I don't see how it will be possible not to "depopulate" Mexico City and Managua.
Both cities are absolutely unviable in terms of survival in any meaningful human
sense.  I wonder if a radical land reform would not attract millions of people to
flee thes urban hell-holes.  Are people forced to move to the cities now to be
thought of as permanently urban people?  If so, why?

michael yates

Doug Henwood wrote:

> Michael Yates wrote:
>
> >But is it not true that Managua's population swelled to encompass a huge
> >fraction of the population precisely because of the war in the countryside?  I
> >don't think we should understate the attachments of peasants to the land.
> >Should we applaud the movement of millions of Chinese into the cities to do
> >slave labor or be unemployed or should we mourn the death of the communes and
> >the Maoist strategy of rural development?
>
> The WB says 53% of the population was urban in 1980. Of course the urban
> population is swelled by dispossession (just like England a couple of
> centuries ago), and in the case of Central America, by war. But they're
> there in cities now. What would an appropriate policy be?

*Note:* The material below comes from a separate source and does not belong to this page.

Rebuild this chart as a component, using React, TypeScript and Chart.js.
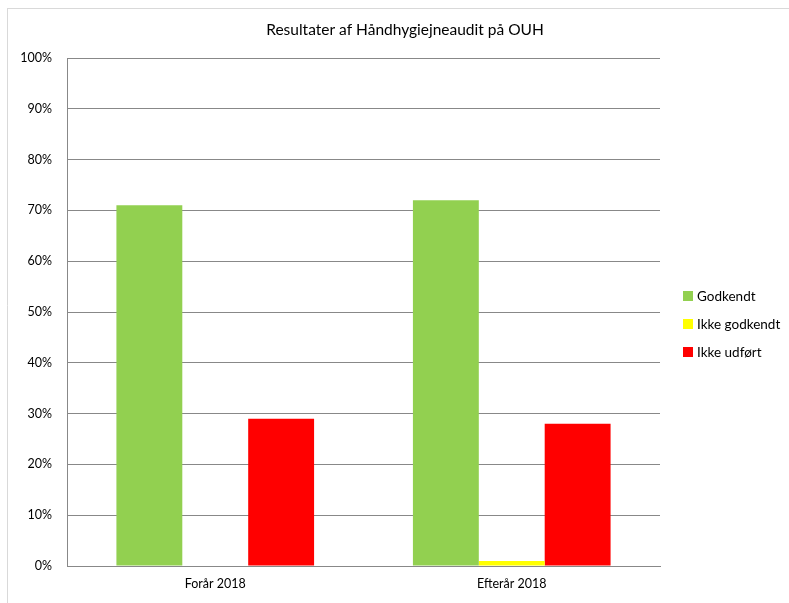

Back to the land?
> In China, the communes are gone, all broken up. Hundreds of millions of un-
> and semiemployed people are in China's cities now. Should Mexico City and
> Managua be depopulated?  There's no question that great crimes have been
> committed against peasants everywhere over the last few centuries; the
> question is what to do about the world around us. I think the reason Lou
> spends so much time in the 17th century is that he doesn't know what to do
> about the 21st.
>
> I also keep thinking of Adorno's comment that the image of undistorted
> nature arises only in distortion, as its opposite.